The “can you spare a square?” edition
Due to coincidences of calendars this year, many of us have had some or all of the last two weeks off. I myself took 3 vacation days and managed to avoid the office for 12 whole days. I actually like my job and my main regret in going back to the office yesterday had nothing to do with my boss or waking up early – what I dread most is the bathroom.
I have always been obsessed with bathrooms. When I was a child we traveled a lot and the first thing I did upon arriving at a new hotel was check out the bathroom. I think I cared less about indoor/outdoor pools and game rooms than I did about timed orange heat lamps and parallel mirrors that turned my lone arm into a veritable kick line worthy of Radio City.
I have not outgrown this obsession, though I haven’t had much room to indulge it in my New York City apartments – but worse than any of my apartments is my office.

Oh, how I hate the office bathroom, let me count the ways:
(1) Going to the bathroom next to people you work with everyday is uncivilized. I liken it to having to live with someone you don’t know freshman year at college: manageable, but ripe with difficulties and at its worst, a little like SWF. There are certain people I am “on schedule with” – I run into them in the bathroom more than I should. It creeps me out.
I worked at an office once where you had to get a key to go to the bathroom at the end of the hall. This made it very easy to avoid peeing next to someone in your own office, instead you peed anonymously next to someone from another company. I liked that much better.
(2) It’s pretty difficult to soundproof a bathroom and nearly impossible to soundproof a stall. Our Business Office is right next to the bathroom – they play show tunes, pretty loudly, all day long. If you’re new at my company you think the business office is super cool, or pretty dorky, depending on how you feel about show tunes – it may take you a month or two to realize that they are just desperately trying to cover up the noise of their co-workers pooping.
(3) Automatic Flushing Toilets, need I say more? I mean, come on, what is up with these. Are we really that lazy? Can we really not be trusted to flush our own excrement? To make it worse, our auto-flush toilets have a mind of their own. Often they flush as you approach a stall and do not flush until a moment or two after you leave. Also, the water pressure in my office bathroom is enviable by New York City standards, however, if you approach a stall with a soiled toilet and it begins to flush you have to RUN out of the stall to avoid being sprayed with someone else’s urine or worse. The water pressure and random flushing also leaves the toilet seats wet on a regular basis – it’s vulgar, unsanitary and unpleasant.

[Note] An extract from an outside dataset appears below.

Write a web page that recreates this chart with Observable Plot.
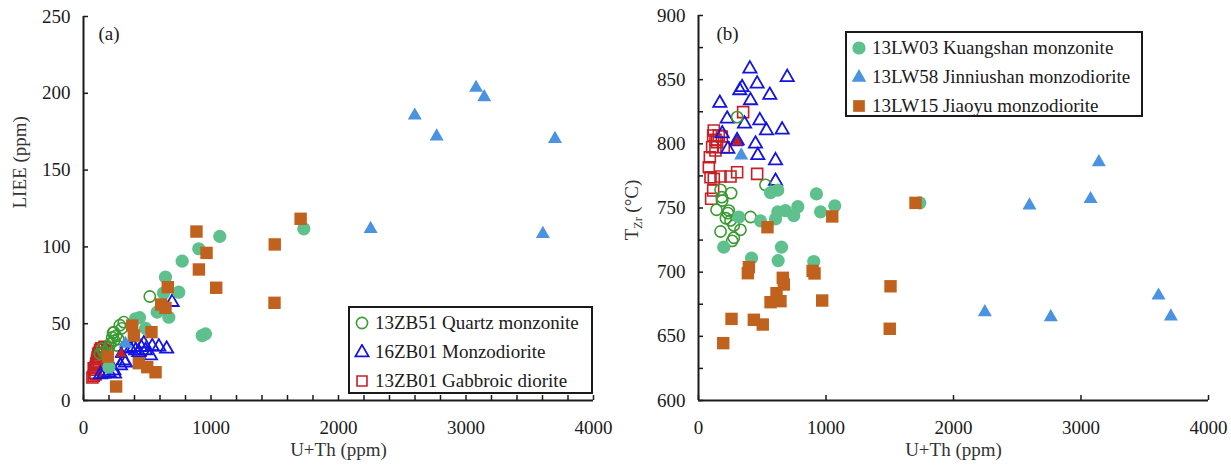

(4) Cheap-Ass Toilet Paper. For all the money my company must have spent on state of the art self-flushing toilets, they are making up the savings with the toilet paper. I can’t even begin to explain how cheap it is, except to say I am almost nostalgic for the brown squares of newsprint that use to come out of the dispensers in middle school. While some of us bitch and moan about this in low murmured whispers, our toilet paper was officially called into question last month. One of my interns was in the bathroom washing her hands when she heard a frustration rattle coming from the first stall. She immediately recognized the sound as the familiar quest for toilet paper. She knew it well, as we all do – sometimes the roll wouldn’t turn at all, sometimes just a square would rip off at a time – frustration comes quick when you’re in such a compromised position. And then, as if in a dream she heard the voice of her childhood idol ask no one in particular, but my intern, by default, “Is the toilet paper in the place always so crappy?!” It seems Mary Tyler Moore needed a square.
While this simple interaction made my intern’s day, the crappy ass toilet paper, the overactive, auto-flush toilets and the proximity to my defecating colleagues ruins my day on a daily basis. I quit.

This may be a first in a series – if you want to hear more bathroom stories, let us know. If you have some of your own, please share. As I discussed my intention to write this article with someone at a party last week she said “make sure to put in a part about the after-coffee-purge period.” As I don’t drink morning coffee, I don’t know much about this phenomenon, but I’m sure some of you can help us fill in the gaps.
Signed truly, your servant, the girl who will talk about what other people won’t, Poopy McGee.